For more information about the available metrics, refer to the following Apache Kafka documentation:

Producer Metrics: https://kafka.apache.org/36/generated/producer_metrics.html
Consumer Metrics: https://kafka.apache.org/36/generated/consumer_metrics.html

Micrometer Executor Metrics

The Micrometer Executor Metrics group contains standard metrics that provide insights into the activity of your thread pool and the status of tasks. These metrics are created by Micrometer, a third party software. Table 32-10 lists the metrics in this group.

Note:

The Micrometer API optionally allows a prefix to the name. In the table below, replace prefix with ece.brs for BRS metrics or ece.emgw for EM Gateway metrics.

Table 32-10 Micrometer Executor Metrics

Metric Name	Type	Description
prefix.executor.completed.tasks	FunctionCounter	Tracks the approximate total number of tasks that have completed execution. Additional label: Identity
prefix.executor.active.threads	Gauge	Tracks the approximate number of threads that are actively executing tasks. Additional label: Identity
prefix.executor.queued.tasks	Gauge	Tracks the approximate number of tasks that are queued for execution. Additional label: Identity
prefix.executor.queue.remaining.tasks	Gauge	Tracks the number of additional elements that this queue can ideally accept without blocking. Additional label: Identity
prefix.executor.pool.size.threads	Gauge	Tracks the current number of threads in the pool. Additional label: Identity
prefix.executor.pool.core.threads	Gauge	Tracks the core number of threads in the pool. Additional label: Identity
prefix.executor.pool.max.threads	Gauge	Tracks the maximum allowed number of threads in the pool. Additional label: Identity

RADIUS Gateway Metrics

The RADIUS Gateway Metrics group contains standard metrics that track the customer usage of services. Table 32-11 lists the metrics in this group.

Table 32-11 RADIUS Gateway Metrics

Metric Name	Type	Description
ece.radius.sent.disconnect.message.counter.total	Counter	Tracks the number of unique disconnect messages sent to the Network Access Server (NAS), excluding the retried ones.
ece.radius.retried.disconnect.message.counter.total	Counter	Tracks the number of retried disconnect messages, excluding the total number of retries.
ece.radius.successful.disconnect.message.counter.total	Counter	Tracks the number of successful disconnect messages.
ece.radius.failed.disconnect.message.counter.total	Counter	Tracks the number of failed disconnect messages.
ece.radius.auth.extension.user.data.latency	Timer	Tracks the following: The latency of converting a customer into an extension customer.
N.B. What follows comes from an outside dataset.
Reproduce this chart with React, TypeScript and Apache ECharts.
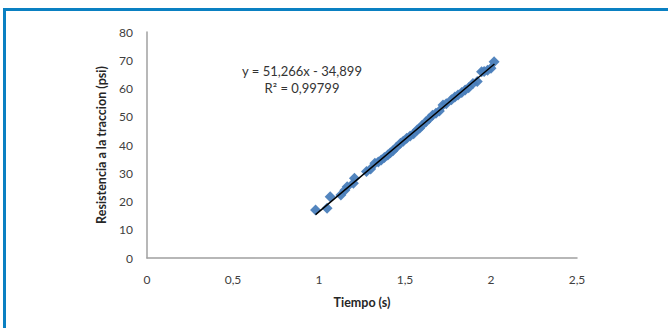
import React, { useEffect, useRef } from "react";
import * as echarts from "echarts";

const tiempo: number[] = [
  0.98, 1.047, 1.065, 1.127, 1.15, 1.164, 1.2, 1.206, 1.276, 1.3, 1.325, 1.345,
  1.362, 1.38, 1.4, 1.415, 1.43, 1.45, 1.474, 1.49, 1.51, 1.53, 1.55, 1.57,
  1.585, 1.6, 1.622, 1.64, 1.66, 1.68, 1.7, 1.721, 1.74, 1.77, 1.79, 1.808,
  1.83, 1.85, 1.87, 1.895, 1.92, 1.945, 1.96, 1.98, 2.0, 2.018,
];
const resistencia: number[] = [
  17.0, 17.6, 21.7, 22.3, 24.0, 25.2, 26.5, 28.2, 30.6, 31.5, 33.5, 34.0,
  34.7, 35.6, 36.5, 37.3, 38.0, 39.2, 40.6, 41.3, 42.4, 43.2, 44.0, 45.3,
  45.9, 47.0, 48.2, 49.3, 50.5, 51.2, 52.0, 54.2, 54.6, 56.0, 57.0, 57.7,
  58.6, 59.5, 60.3, 61.8, 62.5, 65.9, 66.0, 66.5, 67.2, 69.5,
];
const xTicks: string[] = ["0", "0,5", "1", "1,5", "2", "2,5"];
const slope = 51.266;
const intercept = -34.899;
const trendX: number[] = [0.98, 2.02];

export default function App() {
  const ref = useRef<HTMLDivElement>(null);
  useEffect(() => {
    if (!ref.current) return;
    const chart = echarts.init(ref.current, null, { renderer: "svg" });
    const font = "Lato, 'Open Sans', sans-serif";
    const pts = tiempo.map((t, i) => [t, resistencia[i]]);
    const trend = trendX.map((t) => [t, slope * t + intercept]);
    chart.setOption({
      animation: false,
      backgroundColor: "#ffffff",
      grid: { left: 147, right: 91, top: 32, bottom: 70 },
      xAxis: {
        type: "value",
        min: 0,
        max: 2.5,
        interval: 0.5,
        axisLine: { show: true, lineStyle: { color: "#a0a0a0", width: 1.5 } },
        axisTick: { show: false },
        splitLine: { show: false },
        axisLabel: {
          color: "#404040",
          fontFamily: font,
          fontSize: 12,
          margin: 15,
          formatter: (v: number) => xTicks[Math.round(v / 0.5)] ?? "",
        },
        name: "Tiempo (s)",
        nameLocation: "middle",
        nameGap: 38,
        nameTextStyle: { color: "#262626", fontFamily: font, fontSize: 12.5, fontWeight: "bold" },
      },
      yAxis: {
        type: "value",
        min: 0,
        max: 80,
        interval: 10,
        axisLine: { show: true, lineStyle: { color: "#a0a0a0", width: 1.5 } },
        axisTick: { show: false },
        splitLine: { show: false },
        axisLabel: { color: "#404040", fontFamily: font, fontSize: 12, margin: 14 },
        name: "Resistencia a la traccion (psi)",
        nameLocation: "middle",
        nameGap: 38,
        nameTextStyle: { color: "#262626", fontFamily: font, fontSize: 12.5, fontWeight: "bold" },
      },
      series: [
        {
          type: "scatter",
          data: pts,
          symbol: "diamond",
          symbolSize: 11,
          itemStyle: { color: "#4a7ebb", opacity: 0.95 },
          z: 2,
        },
        {
          type: "line",
          data: trend,
          symbol: "none",
          lineStyle: { color: "#000000", width: 1.5 },
          z: 3,
        },
      ],
      graphic: [
        { type: "rect", shape: { x: 3, y: 8, width: 665, height: 3 }, style: { fill: "#0a80c2" } },
        { type: "rect", shape: { x: 3, y: 8, width: 3, height: 320 }, style: { fill: "#0a80c2" } },
        {
          type: "text",
          x: 302,
          y: 71,
          style: {
            text: "y = 51,266x - 34,899",
            fill: "#333333",
            font: `13px ${font}`,
            align: "center",
            verticalAlign: "middle",
          },
        },
        {
          type: "text",
          x: 302,
          y: 88,
          style: {
            text: "R² = 0,99799",
            fill: "#333333",
            font: `13px ${font}`,
            align: "center",
            verticalAlign: "middle",
          },
        },
      ],
    });
    return () => chart.dispose();
  }, []);
  return (
    <div
      ref={ref}
      style={{ position: "fixed", left: 0, top: 0, width: 668, height: 328 }}
    />
  );
}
The latency of converting a balance into an extension balance map. The latency of how long it takes to get a user data response from the user data.

Rated Event Formatter (REF) Metrics

The Rated Event Formatter (REF) Metrics group contains standard metrics that provide insights into the current status of your REF activity and tasks. Table 32-12 lists the metrics in this group.

Table 32-12 REF Metrics

Metric Name	Type	Description
ece.rated.events.checkpoint.interval	Gauge	Tracks the time, in seconds, used by the REF instance to read a set of rated events at a specific time interval.
ece.rated.events.ripe.duration	Gauge	Tracks the duration, in seconds, that rated events have existed before they can be processed.
ece.rated.events.worker.count	Gauge	Contains the number of worker threads used to process rated events.
ece.rated.events.phase.latency	Timer	Tracks the amount of time taken to complete a rated event phase. This only measures successful phases. Additional labels: phase, siteName
ece.rated.events.phase.failed	Counter	Tracks the number of rated event phase operations that have failed. Additional labels: phase, siteName
ece.rated.events.checkpoint.age	Gauge	Tracks the difference in time between the retrieved data and the current time stamp. Additional labels: phase, siteName
ece.rated.events.batch.size	Gauge	Tracks the number of rated events retrieved on each iteration. Additional labels: phase, siteName

Rated Events Metrics

The Rated Events Metrics group contains metrics on rated events processed by ECE server sessions. Table 32-13 lists the metrics in this group.

Table 32-13 Rated Events Metrics

Metric Name	Type	Description
ece.rated.events.formatted	Counter	Contains the number of successful or failed formatted rated events per RatedEventFormatter worker thread upon each formatting job operation.
ece.rated.events.cached	Counter	Contains the total number of rated events cached by each ECE node.
ece.rated.events.inserted	Counter	Contains the total number of rated events that were successfully inserted into the database.
ece.rated.events.insert.failed	Counter	Contains the total number of rated events that failed to be inserted into the database.
ece.rated.events.purged	Counter	Contains the total number of rated events that are purged.
ece.requests.by.result.code	Counter	Tracks the total number of requests processed for each result code.

Session Metrics

The Session Metrics group contains metrics on ECE server sessions. Table 32-14 lists the metrics in this group.

Table 32-14 Session Metrics

Metric Name	Type	Description
ece.session.metrics	Counter	Contains the total number of sessions opened or closed by rating group, node, or cluster.